----- DATA EXCERPTS -----

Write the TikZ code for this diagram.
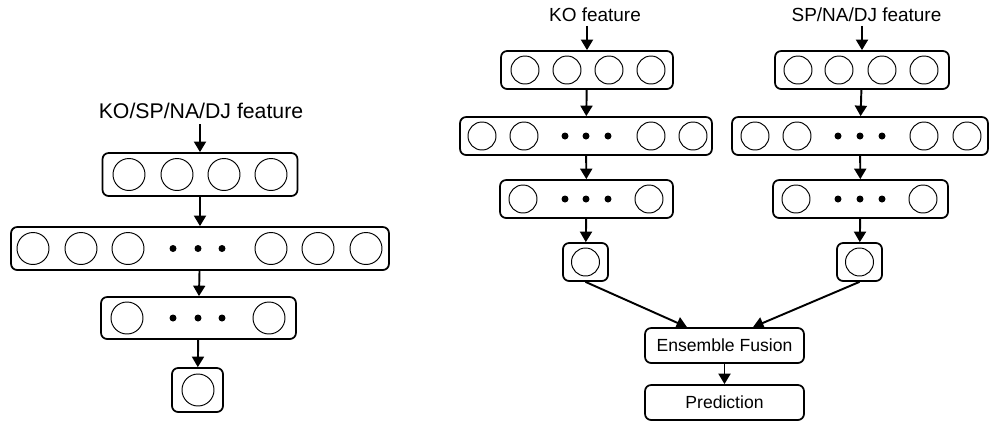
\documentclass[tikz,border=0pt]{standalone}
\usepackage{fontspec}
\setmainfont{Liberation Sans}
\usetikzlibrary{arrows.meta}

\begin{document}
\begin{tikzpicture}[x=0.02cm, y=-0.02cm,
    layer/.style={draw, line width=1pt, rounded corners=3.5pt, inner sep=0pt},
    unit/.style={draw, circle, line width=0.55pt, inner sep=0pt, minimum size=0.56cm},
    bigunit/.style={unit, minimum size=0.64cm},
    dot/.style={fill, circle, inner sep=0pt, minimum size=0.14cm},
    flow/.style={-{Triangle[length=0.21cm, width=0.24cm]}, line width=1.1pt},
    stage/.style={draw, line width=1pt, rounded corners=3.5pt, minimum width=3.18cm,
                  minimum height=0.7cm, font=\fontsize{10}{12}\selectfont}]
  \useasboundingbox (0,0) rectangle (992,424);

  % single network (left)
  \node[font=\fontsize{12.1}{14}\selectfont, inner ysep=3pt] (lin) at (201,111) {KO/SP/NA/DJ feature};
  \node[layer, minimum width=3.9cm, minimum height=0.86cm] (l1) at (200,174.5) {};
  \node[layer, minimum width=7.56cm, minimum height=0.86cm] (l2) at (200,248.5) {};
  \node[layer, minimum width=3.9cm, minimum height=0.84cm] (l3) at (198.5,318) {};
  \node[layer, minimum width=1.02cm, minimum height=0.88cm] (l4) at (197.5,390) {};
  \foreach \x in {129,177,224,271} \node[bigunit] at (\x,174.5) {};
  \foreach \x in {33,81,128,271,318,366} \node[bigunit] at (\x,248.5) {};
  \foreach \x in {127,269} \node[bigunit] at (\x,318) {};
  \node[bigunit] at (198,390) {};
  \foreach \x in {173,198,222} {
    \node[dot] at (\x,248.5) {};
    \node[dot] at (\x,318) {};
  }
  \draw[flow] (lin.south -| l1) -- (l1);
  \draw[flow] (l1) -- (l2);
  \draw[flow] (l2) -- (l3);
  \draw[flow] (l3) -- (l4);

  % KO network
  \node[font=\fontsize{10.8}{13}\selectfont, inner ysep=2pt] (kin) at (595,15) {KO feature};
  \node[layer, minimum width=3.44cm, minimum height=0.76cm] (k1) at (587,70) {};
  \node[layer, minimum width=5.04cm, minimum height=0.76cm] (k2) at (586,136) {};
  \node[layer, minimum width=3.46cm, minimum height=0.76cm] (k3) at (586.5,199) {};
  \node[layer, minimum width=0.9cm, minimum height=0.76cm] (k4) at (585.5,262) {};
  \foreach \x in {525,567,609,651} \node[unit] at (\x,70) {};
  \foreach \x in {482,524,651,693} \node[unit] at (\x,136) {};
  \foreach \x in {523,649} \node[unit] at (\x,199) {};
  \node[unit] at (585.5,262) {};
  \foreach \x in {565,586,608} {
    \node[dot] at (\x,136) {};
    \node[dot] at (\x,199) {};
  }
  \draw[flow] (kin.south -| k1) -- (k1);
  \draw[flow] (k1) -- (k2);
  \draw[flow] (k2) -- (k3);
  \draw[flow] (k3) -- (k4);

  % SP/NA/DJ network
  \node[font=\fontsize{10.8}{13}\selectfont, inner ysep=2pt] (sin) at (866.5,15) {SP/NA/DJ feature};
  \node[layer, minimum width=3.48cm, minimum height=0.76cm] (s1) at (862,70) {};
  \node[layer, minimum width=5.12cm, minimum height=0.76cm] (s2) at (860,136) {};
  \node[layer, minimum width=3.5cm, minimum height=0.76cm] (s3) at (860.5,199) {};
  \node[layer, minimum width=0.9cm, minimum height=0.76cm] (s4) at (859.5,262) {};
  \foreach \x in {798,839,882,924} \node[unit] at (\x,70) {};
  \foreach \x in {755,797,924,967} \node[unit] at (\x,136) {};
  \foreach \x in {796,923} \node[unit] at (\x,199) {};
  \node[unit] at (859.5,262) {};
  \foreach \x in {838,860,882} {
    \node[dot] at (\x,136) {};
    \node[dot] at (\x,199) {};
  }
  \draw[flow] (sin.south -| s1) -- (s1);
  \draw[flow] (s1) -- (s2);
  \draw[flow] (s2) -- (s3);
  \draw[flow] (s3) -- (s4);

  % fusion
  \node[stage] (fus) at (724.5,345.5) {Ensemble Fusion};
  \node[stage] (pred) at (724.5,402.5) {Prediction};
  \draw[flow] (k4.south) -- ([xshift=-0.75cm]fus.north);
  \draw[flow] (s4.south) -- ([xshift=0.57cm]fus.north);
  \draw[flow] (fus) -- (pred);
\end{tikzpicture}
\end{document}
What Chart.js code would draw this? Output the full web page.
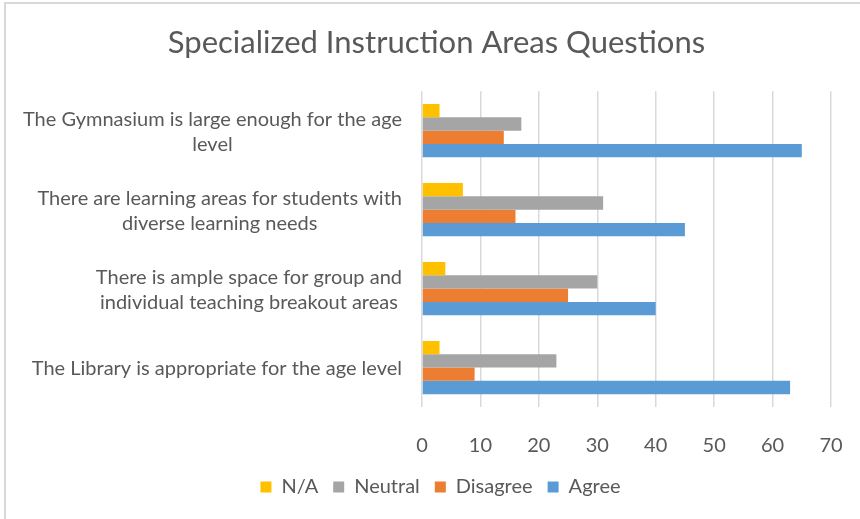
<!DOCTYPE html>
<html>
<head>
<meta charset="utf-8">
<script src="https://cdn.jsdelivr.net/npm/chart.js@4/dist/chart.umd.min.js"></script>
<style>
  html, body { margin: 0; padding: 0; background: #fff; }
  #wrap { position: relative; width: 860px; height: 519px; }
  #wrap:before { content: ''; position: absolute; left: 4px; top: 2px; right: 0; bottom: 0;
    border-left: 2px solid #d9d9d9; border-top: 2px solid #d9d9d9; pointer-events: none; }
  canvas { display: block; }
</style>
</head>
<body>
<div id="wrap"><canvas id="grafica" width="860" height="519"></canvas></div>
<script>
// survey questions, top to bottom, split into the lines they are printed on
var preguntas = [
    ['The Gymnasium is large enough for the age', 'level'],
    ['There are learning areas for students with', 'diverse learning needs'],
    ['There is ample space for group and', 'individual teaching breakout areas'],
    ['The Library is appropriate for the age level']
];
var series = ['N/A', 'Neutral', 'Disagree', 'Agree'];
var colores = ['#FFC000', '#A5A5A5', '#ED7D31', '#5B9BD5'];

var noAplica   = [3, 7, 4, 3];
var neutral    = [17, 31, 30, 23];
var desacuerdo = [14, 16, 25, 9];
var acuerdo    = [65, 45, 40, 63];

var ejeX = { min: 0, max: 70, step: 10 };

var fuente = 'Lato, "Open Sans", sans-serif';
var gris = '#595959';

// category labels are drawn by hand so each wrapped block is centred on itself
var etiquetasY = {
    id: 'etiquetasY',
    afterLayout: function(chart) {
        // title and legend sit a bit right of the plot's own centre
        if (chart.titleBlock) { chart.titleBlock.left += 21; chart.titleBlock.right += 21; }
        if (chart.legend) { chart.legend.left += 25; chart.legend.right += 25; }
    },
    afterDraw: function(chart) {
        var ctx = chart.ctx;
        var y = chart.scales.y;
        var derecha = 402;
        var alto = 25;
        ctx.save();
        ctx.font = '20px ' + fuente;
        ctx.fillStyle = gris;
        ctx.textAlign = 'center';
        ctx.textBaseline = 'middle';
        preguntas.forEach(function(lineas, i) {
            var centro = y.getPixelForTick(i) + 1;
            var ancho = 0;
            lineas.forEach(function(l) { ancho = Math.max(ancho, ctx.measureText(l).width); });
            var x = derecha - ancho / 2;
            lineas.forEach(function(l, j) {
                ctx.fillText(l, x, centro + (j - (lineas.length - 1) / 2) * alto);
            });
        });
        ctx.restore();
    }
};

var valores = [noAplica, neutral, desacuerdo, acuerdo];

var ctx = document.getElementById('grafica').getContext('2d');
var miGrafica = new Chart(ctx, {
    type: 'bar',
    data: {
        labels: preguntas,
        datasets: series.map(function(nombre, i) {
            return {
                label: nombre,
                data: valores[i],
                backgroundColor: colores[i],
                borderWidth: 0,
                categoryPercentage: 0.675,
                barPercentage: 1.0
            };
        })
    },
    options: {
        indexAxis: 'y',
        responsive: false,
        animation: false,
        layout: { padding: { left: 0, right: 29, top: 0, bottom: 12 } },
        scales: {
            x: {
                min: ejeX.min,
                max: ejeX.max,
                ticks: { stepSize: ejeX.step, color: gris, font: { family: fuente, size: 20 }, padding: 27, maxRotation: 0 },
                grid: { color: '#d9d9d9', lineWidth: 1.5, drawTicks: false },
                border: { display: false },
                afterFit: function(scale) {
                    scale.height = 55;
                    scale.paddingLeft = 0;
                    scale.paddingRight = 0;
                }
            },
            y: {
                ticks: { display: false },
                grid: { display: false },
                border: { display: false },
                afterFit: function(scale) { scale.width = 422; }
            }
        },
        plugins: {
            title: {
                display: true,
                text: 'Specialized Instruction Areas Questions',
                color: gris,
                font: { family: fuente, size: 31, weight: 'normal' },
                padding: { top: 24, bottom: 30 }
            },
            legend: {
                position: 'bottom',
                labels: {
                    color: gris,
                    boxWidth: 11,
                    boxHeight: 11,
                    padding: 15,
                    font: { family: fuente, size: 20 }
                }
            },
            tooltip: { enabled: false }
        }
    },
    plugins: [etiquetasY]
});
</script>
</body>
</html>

-----

• DESCRIPTION OF THE TASK:
Go back to the entries above and restate word for word every line from the first through the one that contains "(0,0) rectangle (992,424);", leaving the pictures behind.

• TASK SOLUTION:
Write the TikZ code for this diagram.
\documentclass[tikz,border=0pt]{standalone}
\usepackage{fontspec}
\setmainfont{Liberation Sans}
\usetikzlibrary{arrows.meta}

\begin{document}
\begin{tikzpicture}[x=0.02cm, y=-0.02cm,
    layer/.style={draw, line width=1pt, rounded corners=3.5pt, inner sep=0pt},
    unit/.style={draw, circle, line width=0.55pt, inner sep=0pt, minimum size=0.56cm},
    bigunit/.style={unit, minimum size=0.64cm},
    dot/.style={fill, circle, inner sep=0pt, minimum size=0.14cm},
    flow/.style={-{Triangle[length=0.21cm, width=0.24cm]}, line width=1.1pt},
    stage/.style={draw, line width=1pt, rounded corners=3.5pt, minimum width=3.18cm,
                  minimum height=0.7cm, font=\fontsize{10}{12}\selectfont}]
  \useasboundingbox (0,0) rectangle (992,424);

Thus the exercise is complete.